Because the force and mass end up equalizing the acceleration. Even if both objects have different masses, they will require different force that would result in them having the same free fall acceleration.

Once the crate is sliding, how hard do you push to keep it moving at constant velocity?

In order to keep the crate sliding at a constant velocity, you must push it with the same force that is equal to the opposing friction force.

In the string-pull illustration in Figure 4.8, a sharp jerk on the bottom string results in the bottom string breaking. Does this occur because of the ball's weight or its mass?

It is the mass of the ball, which is responsible for the lower string breaking.

Which is more fundamental: mass or weight? Which varies with location?

Mass is more fundamental than weight. Mass does not vary by location, but weight does vary.

How does the force of friction for a sliding object vary with speed?

Not really at all, the force of friction is not dependent on speed.

If the net force acting on a sliding block is somehow tripled, what happens to the acceleration?

The acceleration is tripled, because of newtons second law.

What is the acceleration of a rock at the top of its trajectory when it has been thrown straight upward? (Is your answer consistent with Newton's second law?)

The acceleration of the rock is equivalent to the gravitational force which is approx. 10 m/s^2 downward. Yes, it is consistent because it states that the acceleration is proportional to the net force acting upon an object.

If the mass of a sliding block is somehow tripled at the same time the net force on it is tripled, how does the resulting acceleration compare with the original acceleration?

The acceleration stays the same. This is because the mass and net force are both equally tripled and per newtons second law, if net force increases acceleration increase the same amount, but if mass increase acceleration does the invers and decreases by the same amount. Thus, both cancel out.

In the absence of air resistance, if a ball is thrown vertically upward with a certain initial speed, on returning to its original level it will have the same speed. When air resistance is a factor, will the ball be moving faster, the same, or more slowly than its throwing speed when it gets back to the same level? Why? (Physicists often use the "principle of exaggeration" to help them analyze a problem. Consider the exaggerated case of a feather, not a ball, because the effect of air resistance on the feather is more pronounced and therefore easier to visualize.)

The ball falls slower because it will eventually have the forces acting on it and its mass cancel out to 0N thus the ball would be in terminal velocity falling at a constant (slower than initially thrown) speed downward.

You exert a force on a ball when you toss it upward. How long does that force last after the ball leaves your hand?

The force I applied will last until it reaches its apex height where the gravity force and the force applied are have a net force equivalent to zero.

Why doesn't a heavy object accelerate more than a light object when both are freely falling?
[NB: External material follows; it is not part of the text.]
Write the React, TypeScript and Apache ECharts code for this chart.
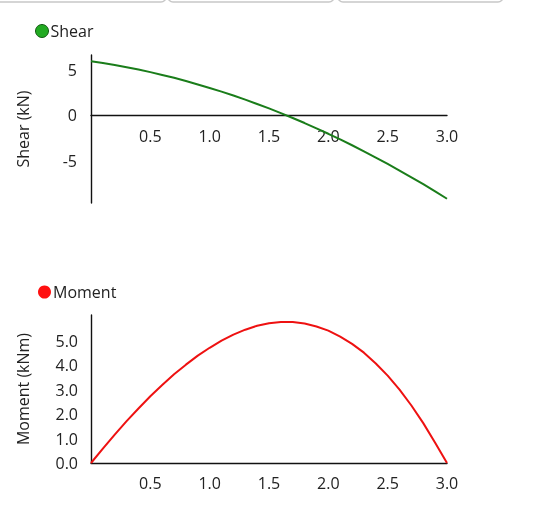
import React, { useEffect, useRef } from "react";
import * as echarts from "echarts";

const X_VALUES = [0, 0.1, 0.2, 0.3, 0.4, 0.5, 0.6, 0.7, 0.8, 0.9, 1.0, 1.1, 1.2, 1.3, 1.4, 1.5, 1.6, 1.7, 1.8, 1.9, 2.0, 2.1, 2.2, 2.3, 2.4, 2.5, 2.6, 2.7, 2.8, 2.9, 3.0];
const SHEAR = [6.02, 5.82, 5.6, 5.35, 5.09, 4.8, 4.49, 4.17, 3.82, 3.44, 3.05, 2.64, 2.21, 1.75, 1.27, 0.78, 0.26, -0.28, -0.84, -1.43, -2.03, -2.66, -3.3, -3.97, -4.66, -5.37, -6.1, -6.85, -7.62, -8.41, -9.23];
const MOMENT = [0, 0.59, 1.16, 1.71, 2.23, 2.73, 3.19, 3.63, 4.02, 4.39, 4.71, 5.0, 5.25, 5.45, 5.61, 5.71, 5.76, 5.76, 5.7, 5.58, 5.41, 5.17, 4.87, 4.51, 4.07, 3.57, 3.0, 2.35, 1.63, 0.83, 0];
const X_TICKS = [0.5, 1, 1.5, 2, 2.5, 3];
const SHEAR_TICKS = [-5, 0, 5];
const MOMENT_TICKS = [0, 1, 2, 3, 4, 5];

const FONT = "Open Sans";
const SHEAR_MIN = -9.7;
const SHEAR_MAX = 6.7;
const GRID_H = 148;

export default function App() {
  const ref = useRef<HTMLDivElement>(null);
  useEffect(() => {
    if (!ref.current) return;
    const chart = echarts.init(ref.current, null, { renderer: "svg" });
    const shearData = X_VALUES.map((x, i) => [x, SHEAR[i]]);
    const momentData = X_VALUES.map((x, i) => [x, MOMENT[i]]);
    const zeroOffset = -(GRID_H * (-SHEAR_MIN)) / (SHEAR_MAX - SHEAR_MIN);
    const xAxisCommon = (gridIndex: number, margin: number, offset: number) => ({
      type: "value",
      gridIndex,
      min: 0,
      max: 3,
      position: "bottom",
      offset,
      axisLine: { show: true, onZero: false, lineStyle: { color: "#111", width: 1.4 } },
      axisTick: { show: false },
      splitLine: { show: false },
      axisLabel: {
        customValues: X_TICKS,
        formatter: (v: number) => v.toFixed(1),
        fontFamily: FONT,
        fontSize: 16,
        color: "#222",
        margin,
      },
    });
    chart.setOption({
      animation: false,
      textStyle: { fontFamily: FONT },
      graphic: [
        { type: "rect", shape: { x: -10, y: -40, width: 176, height: 42, r: 5 }, style: { fill: "none", stroke: "#c8c8c8", lineWidth: 1.5 } },
        { type: "rect", shape: { x: 168, y: -40, width: 166, height: 42, r: 5 }, style: { fill: "none", stroke: "#c8c8c8", lineWidth: 1.5 } },
        { type: "rect", shape: { x: 338, y: -40, width: 165, height: 42, r: 5 }, style: { fill: "none", stroke: "#c8c8c8", lineWidth: 1.5 } },
      ],
      legend: [
        {
          data: ["Shear"],
          left: 35,
          top: 23,
          padding: 0,
          icon: "circle",
          itemWidth: 13,
          itemHeight: 13,
          itemStyle: { borderColor: "#145a14", borderWidth: 1 },
          textStyle: { fontFamily: FONT, fontSize: 16, color: "#222", padding: [0, 0, 0, -3] },
        },
        {
          data: ["Moment"],
          left: 38,
          top: 284,
          padding: 0,
          icon: "circle",
          itemWidth: 13,
          itemHeight: 13,
          textStyle: { fontFamily: FONT, fontSize: 16, color: "#222", padding: [0, 0, 0, -3] },
        },
      ],
      grid: [
        { left: 91, top: 55, width: 356, height: GRID_H },
        { left: 91, top: 315, width: 356, height: GRID_H },
      ],
      xAxis: [xAxisCommon(0, 13, zeroOffset), xAxisCommon(1, 12, 0)],
      yAxis: [
        {
          type: "value",
          gridIndex: 0,
          min: SHEAR_MIN,
          max: SHEAR_MAX,
          name: "Shear (kN)",
          nameLocation: "middle",
          nameGap: 60,
          nameTextStyle: { fontFamily: FONT, fontSize: 16, color: "#222" },
          axisLine: { show: true, onZero: false, lineStyle: { color: "#111", width: 1.4 } },
          axisTick: { show: false },
          splitLine: { show: false },
          axisLabel: { customValues: SHEAR_TICKS, fontFamily: FONT, fontSize: 16, color: "#222", margin: 14 },
        },
        {
          type: "value",
          gridIndex: 1,
          min: 0,
          max: 6.05,
          name: "Moment (kNm)",
          nameLocation: "middle",
          nameGap: 60,
          nameTextStyle: { fontFamily: FONT, fontSize: 16, color: "#222" },
          axisLine: { show: true, onZero: false, lineStyle: { color: "#111", width: 1.4 } },
          axisTick: { show: false },
          splitLine: { show: false },
          axisLabel: {
            customValues: MOMENT_TICKS,
            formatter: (v: number) => v.toFixed(1),
            fontFamily: FONT,
            fontSize: 16,
            color: "#222",
            margin: 13,
          },
        },
      ],
      series: [
        {
          name: "Shear",
          type: "line",
          xAxisIndex: 0,
          yAxisIndex: 0,
          data: shearData,
          showSymbol: false,
          smooth: false,
          itemStyle: { color: "#22aa22" },
          lineStyle: { color: "#1a7d1a", width: 2 },
        },
        {
          name: "Moment",
          type: "line",
          xAxisIndex: 1,
          yAxisIndex: 1,
          data: momentData,
          showSymbol: false,
          smooth: false,
          itemStyle: { color: "#ff1010" },
          lineStyle: { color: "#ee1111", width: 2 },
        },
      ],
    });
    return () => chart.dispose();
  }, []);
  return <div ref={ref} style={{ position: "fixed", left: 0, top: 0, width: 560, height: 512 }} />;
}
The heavy object doesn't accelerate more than a light object because the acceleration is the same when the objects are in free fall. Basically, free fall is not dependent on the mass of an object.

What is the net force that acts on a 10-N falling object when it encounters 4 N of air resistance? 10 N of air resistance?

The net force of a 10-N falling object encountering 4 N of air resistance is 6 N. The net force of a 10-N falling object encountering 10-N of air resistance is zero.

What is the net force acting on a 1-kg ball in free fall?

The net force would be approx. 10 N.

The Standard International unit for force is the.

The standard international unit for force is pounds (lb.)

The Standard International unit for mass is the.

The standard international unit for mass is the kilogram (kg)

When a coin is tossed upward, what happens to its velocity while ascending? Its acceleration? (Ignore air resistance.)

The velocity begins to slow down, as it reaches its apex height. The acceleration on the other hand if we ignore air resistance is moving at a constant rate.

What is the weight of a 1-kilogram brick resting on a table?

The weight of a 1-kilogram brick resting on a table is about 10 newtons (more precisely, 9.8 N).

If a motorcycle moves with a constant velocity, can you conclude that there is no net force acting on it? How about if it's moving with constant acceleration?

There is no net force because it is all equalized. If there is no net force by newton's second law of motion, there is no acceleration as they are directly proportional.

What is the acceleration of a falling object that has reached its terminal velocity?

When an object has reached its terminal velocity the acceleration of the falling object is zero.

How does the force of gravity on a raindrop compare with the air drag the drop encounters when it falls at constant velocity?

When an object is moving at constant velocity that means that it has a net force of 0N acting on it. This would mean that the gravitational force is being in a sense canceled out by the force of the air drag.

A discussion partner says that, before the falling ball in the preceding exercise reaches terminal velocity, it gains speed while its acceleration decreases. Do you agree or disagree? Defend your answer.

Yes, I do agree. As the ball increases in speed so does the air resistance to the point that the acting forces on it equalize to 0N. As this happens acceleration being proportional to net force begins to decrease until it terminates.